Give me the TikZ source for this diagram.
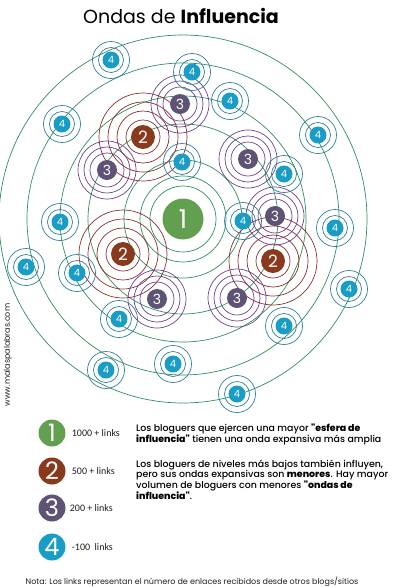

────────

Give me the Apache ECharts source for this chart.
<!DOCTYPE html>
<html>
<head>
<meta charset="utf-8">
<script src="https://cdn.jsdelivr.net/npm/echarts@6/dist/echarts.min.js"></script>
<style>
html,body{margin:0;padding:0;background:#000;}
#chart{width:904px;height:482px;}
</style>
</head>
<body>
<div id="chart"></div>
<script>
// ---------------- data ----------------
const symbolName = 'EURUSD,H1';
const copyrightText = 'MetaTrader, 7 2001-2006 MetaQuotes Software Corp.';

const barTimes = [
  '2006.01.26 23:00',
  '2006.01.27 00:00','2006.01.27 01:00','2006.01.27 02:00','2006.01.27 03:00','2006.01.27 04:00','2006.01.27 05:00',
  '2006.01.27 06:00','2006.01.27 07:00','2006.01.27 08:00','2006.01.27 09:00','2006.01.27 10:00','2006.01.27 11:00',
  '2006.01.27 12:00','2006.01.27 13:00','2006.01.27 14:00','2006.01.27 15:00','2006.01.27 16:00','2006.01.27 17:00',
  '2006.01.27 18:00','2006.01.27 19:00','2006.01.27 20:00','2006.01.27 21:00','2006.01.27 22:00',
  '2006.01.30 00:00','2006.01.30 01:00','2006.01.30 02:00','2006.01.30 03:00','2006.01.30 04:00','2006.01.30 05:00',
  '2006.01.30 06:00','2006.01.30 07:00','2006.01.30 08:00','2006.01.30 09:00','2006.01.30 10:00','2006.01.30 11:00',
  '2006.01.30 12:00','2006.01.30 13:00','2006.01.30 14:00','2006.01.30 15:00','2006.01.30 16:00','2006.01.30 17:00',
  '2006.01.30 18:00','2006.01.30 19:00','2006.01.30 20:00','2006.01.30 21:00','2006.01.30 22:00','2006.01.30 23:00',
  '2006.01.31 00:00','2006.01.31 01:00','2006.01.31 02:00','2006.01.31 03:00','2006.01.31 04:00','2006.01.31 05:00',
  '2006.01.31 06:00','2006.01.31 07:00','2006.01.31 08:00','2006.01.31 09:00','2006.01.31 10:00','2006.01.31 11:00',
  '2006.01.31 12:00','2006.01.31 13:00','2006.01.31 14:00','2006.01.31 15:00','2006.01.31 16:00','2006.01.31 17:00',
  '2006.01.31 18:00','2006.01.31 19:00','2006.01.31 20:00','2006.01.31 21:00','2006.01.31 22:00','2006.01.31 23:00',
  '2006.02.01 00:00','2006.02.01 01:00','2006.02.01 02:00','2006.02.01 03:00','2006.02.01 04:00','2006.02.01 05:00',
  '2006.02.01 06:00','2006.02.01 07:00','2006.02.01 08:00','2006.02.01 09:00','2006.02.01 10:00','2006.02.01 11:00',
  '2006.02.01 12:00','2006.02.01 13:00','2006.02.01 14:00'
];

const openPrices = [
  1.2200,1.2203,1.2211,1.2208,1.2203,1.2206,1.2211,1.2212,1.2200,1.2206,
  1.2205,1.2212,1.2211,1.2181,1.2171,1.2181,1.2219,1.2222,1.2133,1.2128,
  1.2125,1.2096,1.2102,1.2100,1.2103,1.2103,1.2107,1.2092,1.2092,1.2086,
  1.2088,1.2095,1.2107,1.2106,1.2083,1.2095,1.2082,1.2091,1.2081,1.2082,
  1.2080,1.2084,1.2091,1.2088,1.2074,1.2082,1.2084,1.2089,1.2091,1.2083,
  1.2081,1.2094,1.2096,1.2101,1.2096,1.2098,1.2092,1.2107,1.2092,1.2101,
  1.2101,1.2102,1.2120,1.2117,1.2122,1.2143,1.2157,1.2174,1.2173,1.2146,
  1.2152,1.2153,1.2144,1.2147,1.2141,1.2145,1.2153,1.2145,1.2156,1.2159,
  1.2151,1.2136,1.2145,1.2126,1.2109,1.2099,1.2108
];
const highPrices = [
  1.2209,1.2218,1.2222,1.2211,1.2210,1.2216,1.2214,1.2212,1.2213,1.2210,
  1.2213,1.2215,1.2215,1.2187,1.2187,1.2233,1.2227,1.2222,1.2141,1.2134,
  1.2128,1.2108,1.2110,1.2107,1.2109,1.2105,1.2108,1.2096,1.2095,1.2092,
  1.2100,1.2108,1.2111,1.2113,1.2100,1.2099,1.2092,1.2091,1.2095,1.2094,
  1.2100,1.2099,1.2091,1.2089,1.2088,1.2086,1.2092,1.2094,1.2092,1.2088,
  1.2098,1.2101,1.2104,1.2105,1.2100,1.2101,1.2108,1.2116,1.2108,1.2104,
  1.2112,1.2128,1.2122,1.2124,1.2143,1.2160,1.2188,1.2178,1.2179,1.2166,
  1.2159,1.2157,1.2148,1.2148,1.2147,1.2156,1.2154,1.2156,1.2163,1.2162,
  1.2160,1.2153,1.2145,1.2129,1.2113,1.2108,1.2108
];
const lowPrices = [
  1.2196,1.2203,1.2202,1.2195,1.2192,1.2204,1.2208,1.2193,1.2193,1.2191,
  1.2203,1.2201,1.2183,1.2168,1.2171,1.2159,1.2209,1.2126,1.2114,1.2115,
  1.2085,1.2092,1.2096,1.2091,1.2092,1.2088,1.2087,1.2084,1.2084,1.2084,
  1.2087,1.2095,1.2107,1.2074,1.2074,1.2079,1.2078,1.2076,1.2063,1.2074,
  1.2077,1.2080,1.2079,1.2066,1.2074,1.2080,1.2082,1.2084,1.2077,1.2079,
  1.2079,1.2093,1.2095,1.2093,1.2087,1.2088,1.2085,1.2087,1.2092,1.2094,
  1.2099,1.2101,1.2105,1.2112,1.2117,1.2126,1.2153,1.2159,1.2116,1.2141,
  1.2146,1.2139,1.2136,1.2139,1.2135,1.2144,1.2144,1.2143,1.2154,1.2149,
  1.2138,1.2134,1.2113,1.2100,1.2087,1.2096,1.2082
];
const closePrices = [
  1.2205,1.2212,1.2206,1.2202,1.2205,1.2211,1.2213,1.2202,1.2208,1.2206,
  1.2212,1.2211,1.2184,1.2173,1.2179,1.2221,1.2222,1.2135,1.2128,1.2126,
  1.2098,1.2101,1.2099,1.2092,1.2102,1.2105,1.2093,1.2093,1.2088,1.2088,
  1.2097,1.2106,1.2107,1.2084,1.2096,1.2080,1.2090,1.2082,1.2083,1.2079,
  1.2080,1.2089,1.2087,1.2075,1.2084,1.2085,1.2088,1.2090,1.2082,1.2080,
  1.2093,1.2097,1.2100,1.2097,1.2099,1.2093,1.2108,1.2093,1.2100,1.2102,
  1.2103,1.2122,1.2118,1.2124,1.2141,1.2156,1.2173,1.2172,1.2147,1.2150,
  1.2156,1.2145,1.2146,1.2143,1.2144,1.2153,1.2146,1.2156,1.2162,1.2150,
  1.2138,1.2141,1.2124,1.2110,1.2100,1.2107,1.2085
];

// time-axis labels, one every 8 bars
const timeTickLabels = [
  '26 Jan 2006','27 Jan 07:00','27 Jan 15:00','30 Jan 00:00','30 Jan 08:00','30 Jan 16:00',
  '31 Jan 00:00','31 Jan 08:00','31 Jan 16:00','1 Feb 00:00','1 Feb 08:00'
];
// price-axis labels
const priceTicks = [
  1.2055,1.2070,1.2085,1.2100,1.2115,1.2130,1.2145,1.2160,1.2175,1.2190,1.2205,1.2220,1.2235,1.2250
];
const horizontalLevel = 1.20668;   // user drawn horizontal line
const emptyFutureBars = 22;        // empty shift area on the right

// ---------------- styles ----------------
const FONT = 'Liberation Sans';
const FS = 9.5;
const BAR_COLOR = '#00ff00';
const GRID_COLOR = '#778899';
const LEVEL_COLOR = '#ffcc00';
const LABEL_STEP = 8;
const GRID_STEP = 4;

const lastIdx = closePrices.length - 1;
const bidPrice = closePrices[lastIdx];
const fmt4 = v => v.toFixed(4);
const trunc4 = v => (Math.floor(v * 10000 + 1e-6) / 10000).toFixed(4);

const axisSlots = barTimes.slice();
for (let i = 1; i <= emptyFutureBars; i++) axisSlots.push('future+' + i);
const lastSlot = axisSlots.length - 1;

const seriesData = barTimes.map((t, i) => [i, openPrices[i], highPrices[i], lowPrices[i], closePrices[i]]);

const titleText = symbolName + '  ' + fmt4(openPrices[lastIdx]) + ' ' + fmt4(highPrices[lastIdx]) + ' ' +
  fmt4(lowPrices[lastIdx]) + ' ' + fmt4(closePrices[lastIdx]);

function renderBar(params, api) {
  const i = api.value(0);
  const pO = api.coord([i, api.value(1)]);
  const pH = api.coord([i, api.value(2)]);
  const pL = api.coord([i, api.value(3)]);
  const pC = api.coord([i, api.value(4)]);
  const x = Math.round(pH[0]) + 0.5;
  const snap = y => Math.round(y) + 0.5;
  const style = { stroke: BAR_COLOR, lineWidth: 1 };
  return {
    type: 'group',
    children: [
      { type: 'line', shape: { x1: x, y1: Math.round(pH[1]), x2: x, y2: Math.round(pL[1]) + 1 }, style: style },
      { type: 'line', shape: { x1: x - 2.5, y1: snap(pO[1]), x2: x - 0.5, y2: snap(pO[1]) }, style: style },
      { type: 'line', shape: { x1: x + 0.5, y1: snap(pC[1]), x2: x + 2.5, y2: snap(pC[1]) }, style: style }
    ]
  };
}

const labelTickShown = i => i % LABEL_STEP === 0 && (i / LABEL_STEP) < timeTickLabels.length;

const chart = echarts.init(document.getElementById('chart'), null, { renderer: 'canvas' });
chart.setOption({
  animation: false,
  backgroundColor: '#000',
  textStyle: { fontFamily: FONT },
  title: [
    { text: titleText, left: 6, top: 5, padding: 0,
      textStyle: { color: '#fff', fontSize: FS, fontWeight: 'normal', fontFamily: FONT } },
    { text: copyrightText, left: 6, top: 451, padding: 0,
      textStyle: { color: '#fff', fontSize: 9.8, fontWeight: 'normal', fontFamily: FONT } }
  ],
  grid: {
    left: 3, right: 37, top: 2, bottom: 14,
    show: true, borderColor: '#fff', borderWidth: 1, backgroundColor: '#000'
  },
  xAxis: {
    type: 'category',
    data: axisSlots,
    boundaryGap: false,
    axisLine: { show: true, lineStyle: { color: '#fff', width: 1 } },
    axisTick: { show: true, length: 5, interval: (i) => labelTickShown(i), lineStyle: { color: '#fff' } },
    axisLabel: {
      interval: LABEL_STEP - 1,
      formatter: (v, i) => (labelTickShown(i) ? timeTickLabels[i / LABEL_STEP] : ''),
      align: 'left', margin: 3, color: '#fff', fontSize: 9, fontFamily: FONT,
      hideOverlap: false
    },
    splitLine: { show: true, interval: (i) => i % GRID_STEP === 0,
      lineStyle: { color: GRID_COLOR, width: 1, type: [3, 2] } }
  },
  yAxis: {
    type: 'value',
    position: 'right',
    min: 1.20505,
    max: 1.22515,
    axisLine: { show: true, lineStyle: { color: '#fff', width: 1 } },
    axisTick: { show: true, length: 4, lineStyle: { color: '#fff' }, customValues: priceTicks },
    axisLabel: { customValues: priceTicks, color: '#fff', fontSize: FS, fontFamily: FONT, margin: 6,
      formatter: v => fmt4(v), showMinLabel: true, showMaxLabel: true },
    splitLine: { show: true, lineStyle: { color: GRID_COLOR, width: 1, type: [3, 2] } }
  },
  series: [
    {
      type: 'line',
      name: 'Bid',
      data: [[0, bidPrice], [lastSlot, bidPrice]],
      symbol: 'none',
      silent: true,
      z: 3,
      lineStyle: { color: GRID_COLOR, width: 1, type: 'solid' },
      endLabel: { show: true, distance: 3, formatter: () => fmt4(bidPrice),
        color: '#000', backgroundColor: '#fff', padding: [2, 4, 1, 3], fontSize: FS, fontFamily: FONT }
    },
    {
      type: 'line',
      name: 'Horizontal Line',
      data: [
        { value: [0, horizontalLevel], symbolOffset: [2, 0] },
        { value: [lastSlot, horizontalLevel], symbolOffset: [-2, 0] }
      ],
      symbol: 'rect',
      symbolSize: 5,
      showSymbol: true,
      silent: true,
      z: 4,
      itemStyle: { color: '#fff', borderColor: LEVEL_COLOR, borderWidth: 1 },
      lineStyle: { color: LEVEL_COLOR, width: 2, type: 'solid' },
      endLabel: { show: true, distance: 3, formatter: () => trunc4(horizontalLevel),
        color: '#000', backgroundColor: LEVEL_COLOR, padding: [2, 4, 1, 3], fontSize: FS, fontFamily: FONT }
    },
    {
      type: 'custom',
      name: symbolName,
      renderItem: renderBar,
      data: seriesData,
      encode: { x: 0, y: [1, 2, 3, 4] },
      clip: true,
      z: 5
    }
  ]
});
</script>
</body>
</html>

────────

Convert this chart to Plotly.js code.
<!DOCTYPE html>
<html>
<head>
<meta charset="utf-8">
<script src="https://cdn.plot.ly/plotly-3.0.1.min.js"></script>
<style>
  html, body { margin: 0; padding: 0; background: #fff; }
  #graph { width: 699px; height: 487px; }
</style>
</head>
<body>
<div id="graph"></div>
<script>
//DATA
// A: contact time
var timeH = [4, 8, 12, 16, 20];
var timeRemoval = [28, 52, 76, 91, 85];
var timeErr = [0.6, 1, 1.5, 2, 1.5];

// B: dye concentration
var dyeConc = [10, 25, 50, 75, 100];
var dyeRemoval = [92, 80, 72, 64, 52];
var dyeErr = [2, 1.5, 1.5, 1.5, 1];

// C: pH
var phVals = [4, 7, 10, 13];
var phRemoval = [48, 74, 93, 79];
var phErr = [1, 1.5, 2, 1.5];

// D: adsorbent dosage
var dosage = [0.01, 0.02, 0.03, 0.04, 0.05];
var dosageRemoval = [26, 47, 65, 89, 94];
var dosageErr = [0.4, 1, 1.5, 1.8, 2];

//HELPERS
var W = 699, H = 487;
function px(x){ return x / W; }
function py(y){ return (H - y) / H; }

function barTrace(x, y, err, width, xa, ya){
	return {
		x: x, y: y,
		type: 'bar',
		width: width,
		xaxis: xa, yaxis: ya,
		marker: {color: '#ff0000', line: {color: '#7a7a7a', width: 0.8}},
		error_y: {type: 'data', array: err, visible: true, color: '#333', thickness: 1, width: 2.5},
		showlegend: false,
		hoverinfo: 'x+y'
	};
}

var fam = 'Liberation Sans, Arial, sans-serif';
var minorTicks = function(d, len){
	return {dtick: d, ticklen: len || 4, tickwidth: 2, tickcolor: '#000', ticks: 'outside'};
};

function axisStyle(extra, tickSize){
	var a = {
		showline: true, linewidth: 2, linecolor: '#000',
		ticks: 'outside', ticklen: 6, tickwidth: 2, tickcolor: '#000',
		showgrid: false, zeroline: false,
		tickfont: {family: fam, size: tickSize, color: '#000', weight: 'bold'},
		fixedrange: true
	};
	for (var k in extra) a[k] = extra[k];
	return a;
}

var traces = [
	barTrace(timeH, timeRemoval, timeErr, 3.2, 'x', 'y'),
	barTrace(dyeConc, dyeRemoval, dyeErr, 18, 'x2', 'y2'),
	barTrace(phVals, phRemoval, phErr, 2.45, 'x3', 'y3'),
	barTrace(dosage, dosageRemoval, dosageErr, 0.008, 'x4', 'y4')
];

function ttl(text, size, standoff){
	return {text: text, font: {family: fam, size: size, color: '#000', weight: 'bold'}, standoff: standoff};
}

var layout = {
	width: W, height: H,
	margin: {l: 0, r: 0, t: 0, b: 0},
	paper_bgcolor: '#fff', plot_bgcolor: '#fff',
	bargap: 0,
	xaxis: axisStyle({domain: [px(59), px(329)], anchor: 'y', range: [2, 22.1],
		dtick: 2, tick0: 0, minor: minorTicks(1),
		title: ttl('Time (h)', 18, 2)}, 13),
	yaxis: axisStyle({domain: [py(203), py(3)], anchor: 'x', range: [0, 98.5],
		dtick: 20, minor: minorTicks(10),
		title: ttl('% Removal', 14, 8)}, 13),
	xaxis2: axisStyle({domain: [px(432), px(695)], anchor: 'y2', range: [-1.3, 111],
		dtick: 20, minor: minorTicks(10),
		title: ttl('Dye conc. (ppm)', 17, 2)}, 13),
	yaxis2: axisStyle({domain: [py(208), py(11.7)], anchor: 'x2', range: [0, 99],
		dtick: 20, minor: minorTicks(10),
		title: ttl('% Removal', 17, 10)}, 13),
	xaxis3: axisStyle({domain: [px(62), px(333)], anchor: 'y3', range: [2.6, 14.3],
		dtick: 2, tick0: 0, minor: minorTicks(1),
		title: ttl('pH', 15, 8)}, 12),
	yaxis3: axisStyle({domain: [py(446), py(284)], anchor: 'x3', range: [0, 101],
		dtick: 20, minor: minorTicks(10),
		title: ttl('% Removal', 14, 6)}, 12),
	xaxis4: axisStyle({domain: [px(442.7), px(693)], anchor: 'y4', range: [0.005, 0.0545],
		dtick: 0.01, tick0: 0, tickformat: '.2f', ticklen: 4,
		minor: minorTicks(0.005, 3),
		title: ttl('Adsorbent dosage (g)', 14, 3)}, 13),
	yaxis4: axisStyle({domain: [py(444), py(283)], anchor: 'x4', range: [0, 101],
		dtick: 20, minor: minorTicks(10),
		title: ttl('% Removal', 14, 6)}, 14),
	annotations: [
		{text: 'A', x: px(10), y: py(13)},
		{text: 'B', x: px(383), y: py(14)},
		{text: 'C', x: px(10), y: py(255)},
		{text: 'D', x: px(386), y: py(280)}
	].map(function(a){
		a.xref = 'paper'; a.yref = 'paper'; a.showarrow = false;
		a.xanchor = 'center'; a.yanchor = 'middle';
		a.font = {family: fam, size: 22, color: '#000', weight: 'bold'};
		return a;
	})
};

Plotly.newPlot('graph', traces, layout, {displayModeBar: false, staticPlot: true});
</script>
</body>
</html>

────────

- Exercise
Output exactly the lines of the material above from the one containing "Give me the Apache" up to and including the one containing "const copyrightText = 'MetaTrader, 7".

- Result of the task
Give me the Apache ECharts source for this chart.
<!DOCTYPE html>
<html>
<head>
<meta charset="utf-8">
<script src="https://cdn.jsdelivr.net/npm/echarts@6/dist/echarts.min.js"></script>
<style>
html,body{margin:0;padding:0;background:#000;}
#chart{width:904px;height:482px;}
</style>
</head>
<body>
<div id="chart"></div>
<script>
// ---------------- data ----------------
const symbolName = 'EURUSD,H1';
const copyrightText = 'MetaTrader, 7 2001-2006 MetaQuotes Software Corp.';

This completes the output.